Now arrives Baker’s largest production to date, The Florida Project, further deepening the director’s interest in those living at the edges of the American Dream. It’s a wondrous world as seen through the eyes of the six year old Moonee (a star-making performance from little first-timer Brooklynn Prince) as she lives with her post-teen mother Hallee (another newcomer, Bria Vinaite who is downright feral in the role) in a kitschy purple motel called The Magic Castle. Despite Willem Defoe’s dogged upkeep, the motel is unmistakably a rundown dump, it seems like a cheap bootleg knock-off of Cinderella’s castle at Disney World, just one town over but a world away. To Moonee and her small posse of under-supervised friends, the empty lots, gaudy tourist stands and the eccentric gallery of motel guests open up endless opportunities for adventure but one can feel that the center can’t hold forever for these semi-destitute denizens of this decidedly non-magical kingdom.

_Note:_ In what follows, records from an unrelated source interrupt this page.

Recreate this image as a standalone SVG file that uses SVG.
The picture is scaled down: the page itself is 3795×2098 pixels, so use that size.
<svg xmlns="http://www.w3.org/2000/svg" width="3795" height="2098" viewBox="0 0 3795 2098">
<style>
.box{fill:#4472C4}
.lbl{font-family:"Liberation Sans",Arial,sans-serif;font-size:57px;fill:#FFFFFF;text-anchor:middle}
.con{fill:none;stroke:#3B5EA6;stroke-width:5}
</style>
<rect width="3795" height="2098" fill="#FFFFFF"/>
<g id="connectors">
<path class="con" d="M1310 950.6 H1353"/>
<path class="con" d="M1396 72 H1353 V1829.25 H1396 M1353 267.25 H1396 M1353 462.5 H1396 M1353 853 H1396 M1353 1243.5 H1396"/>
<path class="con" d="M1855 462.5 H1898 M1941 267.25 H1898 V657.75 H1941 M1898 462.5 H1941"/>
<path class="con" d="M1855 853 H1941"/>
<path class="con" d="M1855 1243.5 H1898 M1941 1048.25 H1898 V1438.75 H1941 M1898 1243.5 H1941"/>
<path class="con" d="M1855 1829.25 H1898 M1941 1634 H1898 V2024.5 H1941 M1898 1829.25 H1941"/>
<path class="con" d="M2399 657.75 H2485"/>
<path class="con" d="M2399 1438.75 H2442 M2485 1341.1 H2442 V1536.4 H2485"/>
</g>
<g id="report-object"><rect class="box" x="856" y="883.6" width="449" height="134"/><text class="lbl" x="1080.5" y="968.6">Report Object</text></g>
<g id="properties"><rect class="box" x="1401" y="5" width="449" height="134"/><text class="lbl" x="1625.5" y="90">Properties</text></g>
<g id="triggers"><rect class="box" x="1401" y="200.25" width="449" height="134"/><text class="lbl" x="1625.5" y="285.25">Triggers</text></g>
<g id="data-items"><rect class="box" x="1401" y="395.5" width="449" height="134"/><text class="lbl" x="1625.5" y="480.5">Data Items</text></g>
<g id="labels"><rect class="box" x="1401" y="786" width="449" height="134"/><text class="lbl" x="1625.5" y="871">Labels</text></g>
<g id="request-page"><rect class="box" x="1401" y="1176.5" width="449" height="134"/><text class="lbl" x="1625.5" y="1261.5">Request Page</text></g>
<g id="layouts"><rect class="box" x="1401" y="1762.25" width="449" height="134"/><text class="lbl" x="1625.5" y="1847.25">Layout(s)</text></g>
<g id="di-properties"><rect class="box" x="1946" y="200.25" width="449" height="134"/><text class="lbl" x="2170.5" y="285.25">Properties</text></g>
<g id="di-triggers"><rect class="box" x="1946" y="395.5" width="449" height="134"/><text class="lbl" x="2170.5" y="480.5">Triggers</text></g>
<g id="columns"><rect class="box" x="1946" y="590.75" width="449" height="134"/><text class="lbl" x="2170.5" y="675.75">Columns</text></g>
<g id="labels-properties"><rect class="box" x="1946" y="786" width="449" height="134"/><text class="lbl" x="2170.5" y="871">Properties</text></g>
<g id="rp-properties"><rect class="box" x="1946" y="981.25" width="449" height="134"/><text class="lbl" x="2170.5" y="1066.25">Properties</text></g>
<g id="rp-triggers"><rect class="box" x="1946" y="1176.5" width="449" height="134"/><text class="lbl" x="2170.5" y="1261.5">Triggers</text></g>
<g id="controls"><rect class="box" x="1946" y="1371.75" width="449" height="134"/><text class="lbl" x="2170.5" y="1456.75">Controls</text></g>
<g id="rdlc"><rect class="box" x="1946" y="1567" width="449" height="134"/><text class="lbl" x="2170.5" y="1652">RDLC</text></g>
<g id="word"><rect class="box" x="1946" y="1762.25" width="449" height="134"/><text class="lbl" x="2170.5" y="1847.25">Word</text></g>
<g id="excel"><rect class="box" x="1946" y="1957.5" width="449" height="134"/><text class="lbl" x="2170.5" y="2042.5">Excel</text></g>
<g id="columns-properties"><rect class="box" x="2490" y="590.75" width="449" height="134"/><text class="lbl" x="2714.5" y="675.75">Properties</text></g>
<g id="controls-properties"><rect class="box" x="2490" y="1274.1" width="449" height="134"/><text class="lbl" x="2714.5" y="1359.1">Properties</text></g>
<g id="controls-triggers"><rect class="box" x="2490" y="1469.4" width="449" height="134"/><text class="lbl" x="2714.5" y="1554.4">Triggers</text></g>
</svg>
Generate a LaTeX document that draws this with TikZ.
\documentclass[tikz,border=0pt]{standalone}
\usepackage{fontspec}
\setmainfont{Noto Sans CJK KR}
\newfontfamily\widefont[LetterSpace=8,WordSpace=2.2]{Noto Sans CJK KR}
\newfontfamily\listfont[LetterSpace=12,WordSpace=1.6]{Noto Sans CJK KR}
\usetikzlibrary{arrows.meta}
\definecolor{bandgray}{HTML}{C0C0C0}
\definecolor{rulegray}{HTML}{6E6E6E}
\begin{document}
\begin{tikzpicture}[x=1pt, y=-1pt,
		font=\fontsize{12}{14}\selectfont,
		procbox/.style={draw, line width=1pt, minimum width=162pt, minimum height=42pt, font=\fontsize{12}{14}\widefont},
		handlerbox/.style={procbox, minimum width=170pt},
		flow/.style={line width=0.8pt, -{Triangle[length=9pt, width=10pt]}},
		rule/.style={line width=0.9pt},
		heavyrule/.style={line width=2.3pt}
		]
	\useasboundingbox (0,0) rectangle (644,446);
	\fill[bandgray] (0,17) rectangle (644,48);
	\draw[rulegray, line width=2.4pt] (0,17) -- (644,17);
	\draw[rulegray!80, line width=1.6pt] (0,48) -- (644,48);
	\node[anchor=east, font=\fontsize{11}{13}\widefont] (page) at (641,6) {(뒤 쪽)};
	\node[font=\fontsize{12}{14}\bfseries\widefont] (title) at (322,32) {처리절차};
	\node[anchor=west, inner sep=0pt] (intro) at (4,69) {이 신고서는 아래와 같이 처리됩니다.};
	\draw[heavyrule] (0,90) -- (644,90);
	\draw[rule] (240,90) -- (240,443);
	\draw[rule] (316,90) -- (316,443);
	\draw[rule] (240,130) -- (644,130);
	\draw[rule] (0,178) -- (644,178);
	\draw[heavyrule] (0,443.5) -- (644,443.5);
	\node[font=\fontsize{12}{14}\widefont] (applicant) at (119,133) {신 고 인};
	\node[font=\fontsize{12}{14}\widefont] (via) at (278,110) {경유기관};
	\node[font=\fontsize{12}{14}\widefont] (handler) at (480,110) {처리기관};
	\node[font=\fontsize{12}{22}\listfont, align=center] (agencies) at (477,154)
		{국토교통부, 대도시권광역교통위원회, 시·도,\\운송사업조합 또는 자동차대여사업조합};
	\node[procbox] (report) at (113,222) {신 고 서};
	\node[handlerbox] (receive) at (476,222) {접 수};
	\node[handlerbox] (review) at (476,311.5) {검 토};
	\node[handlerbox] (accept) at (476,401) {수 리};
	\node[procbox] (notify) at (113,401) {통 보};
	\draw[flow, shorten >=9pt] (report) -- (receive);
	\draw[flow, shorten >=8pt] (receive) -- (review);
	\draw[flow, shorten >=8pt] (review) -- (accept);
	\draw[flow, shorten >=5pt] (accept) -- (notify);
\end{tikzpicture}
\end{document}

Helicopters are constantly buzzing the humid skies overhead but Hallie is the opposite of what you’d call a “helicopter mom.” I’m sure there will be great discomfort from many modern parents watching Moonee and her friends (none seeming older than eight) as they wander between the motels on the strip and a little ice cream shop, and through fields, and into creeks, and everything we wouldn’t think twice about seeing in the Our Gang series (Baker has enjoyed pointing out the comparison). But Hallie, who lost her job stripping, is the sort of mom our society loves to excoriate, despite how hard we see her working hustling wholesale perfumes in more upscale hotel parking lots. Hallie’s vulnerability in this transient, rootless world gets increasingly difficult to witness although the children’s endless enthusiasm for the smallest things keep the gloom from settling in for as long as that can last.

In England and throughout Europe, some of their most prestigious filmmakers have spent years chronicling working class lives, from Ken Loach and Mike Leigh to Belgium’s Dardenne Brothers. In the U.S., where beliefs that we’re a classless society die hard and that wealth equals character (how else can you explain our President, who seems impoverished in every moral virtue?) it is hard to think of any director who would be described as “The Poet of the Working Class.” The advance work and improvisation Baker encourages in his filmmaking process set his films noticeably closer to the real world, and not just an L.A. studio’s imagining of the real world. Baker also get closer to his characters, letting us see them as their beautiful and sometimes contradictory selves. It’s a fantastic galaxy we rarely see from U.S. directors, particularly fiction directors, and its as rich and as captivating as anything Marvel imagineers are dreaming up. The film is being positioned as the indie must-see of the season and The Florida Project is more than worthy of that status.